Charts and diagrams as code
++++
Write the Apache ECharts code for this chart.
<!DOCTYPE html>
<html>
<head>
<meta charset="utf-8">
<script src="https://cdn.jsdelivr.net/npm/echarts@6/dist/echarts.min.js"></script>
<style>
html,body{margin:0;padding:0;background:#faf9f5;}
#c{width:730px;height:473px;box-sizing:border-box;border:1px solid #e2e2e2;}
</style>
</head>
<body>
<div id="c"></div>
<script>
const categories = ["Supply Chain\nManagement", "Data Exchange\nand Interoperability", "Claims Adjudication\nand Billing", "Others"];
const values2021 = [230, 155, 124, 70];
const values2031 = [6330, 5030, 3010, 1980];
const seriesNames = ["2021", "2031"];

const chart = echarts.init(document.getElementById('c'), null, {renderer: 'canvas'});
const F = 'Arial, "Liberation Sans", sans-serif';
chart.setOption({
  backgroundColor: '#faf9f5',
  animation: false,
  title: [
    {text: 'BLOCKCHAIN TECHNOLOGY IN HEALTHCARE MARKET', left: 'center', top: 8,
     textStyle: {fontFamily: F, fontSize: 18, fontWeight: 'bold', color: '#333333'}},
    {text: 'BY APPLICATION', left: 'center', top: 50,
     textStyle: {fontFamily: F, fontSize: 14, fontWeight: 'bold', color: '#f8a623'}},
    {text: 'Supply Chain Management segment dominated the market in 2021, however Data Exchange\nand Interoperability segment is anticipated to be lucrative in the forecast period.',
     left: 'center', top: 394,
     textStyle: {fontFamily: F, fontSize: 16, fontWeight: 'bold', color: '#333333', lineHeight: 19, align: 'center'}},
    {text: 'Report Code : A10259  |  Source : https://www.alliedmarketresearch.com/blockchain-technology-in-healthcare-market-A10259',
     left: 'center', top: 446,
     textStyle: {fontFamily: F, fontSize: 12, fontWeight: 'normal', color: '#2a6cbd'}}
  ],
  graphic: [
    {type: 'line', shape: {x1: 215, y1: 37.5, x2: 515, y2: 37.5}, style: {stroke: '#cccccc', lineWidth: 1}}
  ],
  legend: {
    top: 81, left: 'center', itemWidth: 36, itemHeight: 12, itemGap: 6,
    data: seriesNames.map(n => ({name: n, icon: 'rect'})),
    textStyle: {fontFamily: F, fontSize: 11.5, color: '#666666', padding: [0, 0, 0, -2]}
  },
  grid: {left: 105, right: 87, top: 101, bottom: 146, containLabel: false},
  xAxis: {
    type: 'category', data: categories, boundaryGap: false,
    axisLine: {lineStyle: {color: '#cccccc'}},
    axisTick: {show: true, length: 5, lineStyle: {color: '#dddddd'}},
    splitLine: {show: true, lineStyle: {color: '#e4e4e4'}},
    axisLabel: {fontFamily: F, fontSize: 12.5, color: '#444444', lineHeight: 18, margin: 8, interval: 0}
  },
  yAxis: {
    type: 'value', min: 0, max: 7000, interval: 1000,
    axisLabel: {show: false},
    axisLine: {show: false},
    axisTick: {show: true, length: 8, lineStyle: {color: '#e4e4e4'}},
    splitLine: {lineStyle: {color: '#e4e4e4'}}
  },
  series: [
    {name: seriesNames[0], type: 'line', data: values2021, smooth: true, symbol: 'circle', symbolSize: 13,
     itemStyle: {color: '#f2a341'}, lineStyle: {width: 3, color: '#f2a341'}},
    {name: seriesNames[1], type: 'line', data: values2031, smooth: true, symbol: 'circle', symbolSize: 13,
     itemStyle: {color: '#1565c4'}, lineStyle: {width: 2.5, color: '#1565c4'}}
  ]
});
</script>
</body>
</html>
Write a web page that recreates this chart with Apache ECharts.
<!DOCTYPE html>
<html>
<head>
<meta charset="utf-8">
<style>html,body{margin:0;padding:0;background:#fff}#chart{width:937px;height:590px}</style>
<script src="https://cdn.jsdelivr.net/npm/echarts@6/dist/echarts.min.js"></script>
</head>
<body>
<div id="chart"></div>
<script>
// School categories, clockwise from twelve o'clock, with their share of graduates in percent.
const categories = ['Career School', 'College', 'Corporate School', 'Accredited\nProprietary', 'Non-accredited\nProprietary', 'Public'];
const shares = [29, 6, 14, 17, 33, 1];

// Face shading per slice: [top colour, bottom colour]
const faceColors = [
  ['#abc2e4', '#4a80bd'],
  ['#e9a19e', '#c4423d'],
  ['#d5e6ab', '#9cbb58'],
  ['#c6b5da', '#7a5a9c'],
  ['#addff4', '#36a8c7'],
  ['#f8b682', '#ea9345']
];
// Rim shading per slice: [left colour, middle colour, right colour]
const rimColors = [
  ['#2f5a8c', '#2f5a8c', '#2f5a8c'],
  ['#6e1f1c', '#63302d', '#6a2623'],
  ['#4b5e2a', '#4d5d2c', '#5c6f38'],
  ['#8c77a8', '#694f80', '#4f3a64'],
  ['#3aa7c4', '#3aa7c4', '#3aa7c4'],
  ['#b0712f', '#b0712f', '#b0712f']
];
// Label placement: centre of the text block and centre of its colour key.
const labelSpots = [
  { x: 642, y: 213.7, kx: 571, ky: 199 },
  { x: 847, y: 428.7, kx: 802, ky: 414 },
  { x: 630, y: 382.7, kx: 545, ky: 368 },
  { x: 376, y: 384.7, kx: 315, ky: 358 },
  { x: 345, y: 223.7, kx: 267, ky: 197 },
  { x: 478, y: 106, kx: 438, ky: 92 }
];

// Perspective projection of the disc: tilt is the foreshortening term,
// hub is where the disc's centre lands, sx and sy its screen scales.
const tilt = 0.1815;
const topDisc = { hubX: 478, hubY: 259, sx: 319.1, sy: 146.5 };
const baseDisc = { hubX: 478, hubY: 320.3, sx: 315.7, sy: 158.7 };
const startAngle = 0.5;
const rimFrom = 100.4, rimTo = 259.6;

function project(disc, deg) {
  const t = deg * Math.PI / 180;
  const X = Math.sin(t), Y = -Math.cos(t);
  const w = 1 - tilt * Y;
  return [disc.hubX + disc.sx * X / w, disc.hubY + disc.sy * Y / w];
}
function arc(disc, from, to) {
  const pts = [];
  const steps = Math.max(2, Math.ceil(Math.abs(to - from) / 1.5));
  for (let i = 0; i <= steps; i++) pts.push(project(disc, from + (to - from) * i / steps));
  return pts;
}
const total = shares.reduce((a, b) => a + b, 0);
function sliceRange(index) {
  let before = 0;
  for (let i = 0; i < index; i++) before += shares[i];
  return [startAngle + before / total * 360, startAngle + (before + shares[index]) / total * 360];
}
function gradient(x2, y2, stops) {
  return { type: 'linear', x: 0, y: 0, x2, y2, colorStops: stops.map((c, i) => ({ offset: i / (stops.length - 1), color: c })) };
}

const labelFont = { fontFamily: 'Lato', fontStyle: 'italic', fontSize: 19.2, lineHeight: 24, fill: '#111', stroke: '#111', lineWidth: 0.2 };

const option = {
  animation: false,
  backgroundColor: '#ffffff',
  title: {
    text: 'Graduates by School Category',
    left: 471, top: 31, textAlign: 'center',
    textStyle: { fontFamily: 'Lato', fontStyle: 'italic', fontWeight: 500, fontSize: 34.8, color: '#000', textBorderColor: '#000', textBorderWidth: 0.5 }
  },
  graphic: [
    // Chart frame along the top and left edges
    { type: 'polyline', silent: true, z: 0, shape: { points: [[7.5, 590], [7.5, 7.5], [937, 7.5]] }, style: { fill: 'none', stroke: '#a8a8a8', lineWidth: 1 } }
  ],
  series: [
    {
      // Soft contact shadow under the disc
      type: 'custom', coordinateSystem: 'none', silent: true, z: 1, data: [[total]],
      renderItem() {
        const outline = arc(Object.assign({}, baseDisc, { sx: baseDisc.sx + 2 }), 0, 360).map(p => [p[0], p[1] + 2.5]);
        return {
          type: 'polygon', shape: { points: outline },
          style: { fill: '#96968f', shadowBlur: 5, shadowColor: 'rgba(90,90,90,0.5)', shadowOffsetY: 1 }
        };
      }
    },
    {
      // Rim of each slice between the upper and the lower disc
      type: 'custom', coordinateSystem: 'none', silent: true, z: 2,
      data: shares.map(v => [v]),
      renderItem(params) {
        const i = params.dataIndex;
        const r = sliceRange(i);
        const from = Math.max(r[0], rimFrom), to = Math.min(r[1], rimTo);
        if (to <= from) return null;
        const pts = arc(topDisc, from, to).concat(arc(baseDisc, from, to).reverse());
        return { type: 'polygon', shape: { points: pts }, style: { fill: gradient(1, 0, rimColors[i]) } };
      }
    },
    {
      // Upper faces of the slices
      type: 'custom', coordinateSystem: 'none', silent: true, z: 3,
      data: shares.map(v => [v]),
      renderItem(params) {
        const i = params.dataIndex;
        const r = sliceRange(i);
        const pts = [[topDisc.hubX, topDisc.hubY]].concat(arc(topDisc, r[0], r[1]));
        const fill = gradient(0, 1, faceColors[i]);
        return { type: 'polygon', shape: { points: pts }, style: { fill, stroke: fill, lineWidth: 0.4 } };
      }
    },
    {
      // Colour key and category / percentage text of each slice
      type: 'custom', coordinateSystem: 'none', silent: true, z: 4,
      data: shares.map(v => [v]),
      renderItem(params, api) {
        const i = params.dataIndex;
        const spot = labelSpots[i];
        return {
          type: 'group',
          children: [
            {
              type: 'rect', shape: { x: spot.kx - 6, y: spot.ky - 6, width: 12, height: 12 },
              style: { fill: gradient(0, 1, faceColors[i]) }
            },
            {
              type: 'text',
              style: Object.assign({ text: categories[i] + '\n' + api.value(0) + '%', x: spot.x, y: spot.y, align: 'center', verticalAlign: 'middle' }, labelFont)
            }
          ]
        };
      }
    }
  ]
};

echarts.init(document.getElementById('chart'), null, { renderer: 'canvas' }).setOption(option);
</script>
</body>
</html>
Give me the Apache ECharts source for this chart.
++++
**Exercise directions:**
Filter the entries down to the lines containing "this". Copy each of those lines.

**Expected answer:**
Write the Apache ECharts code for this chart.
Write a web page that recreates this chart with Apache ECharts.
Give me the Apache ECharts source for this chart.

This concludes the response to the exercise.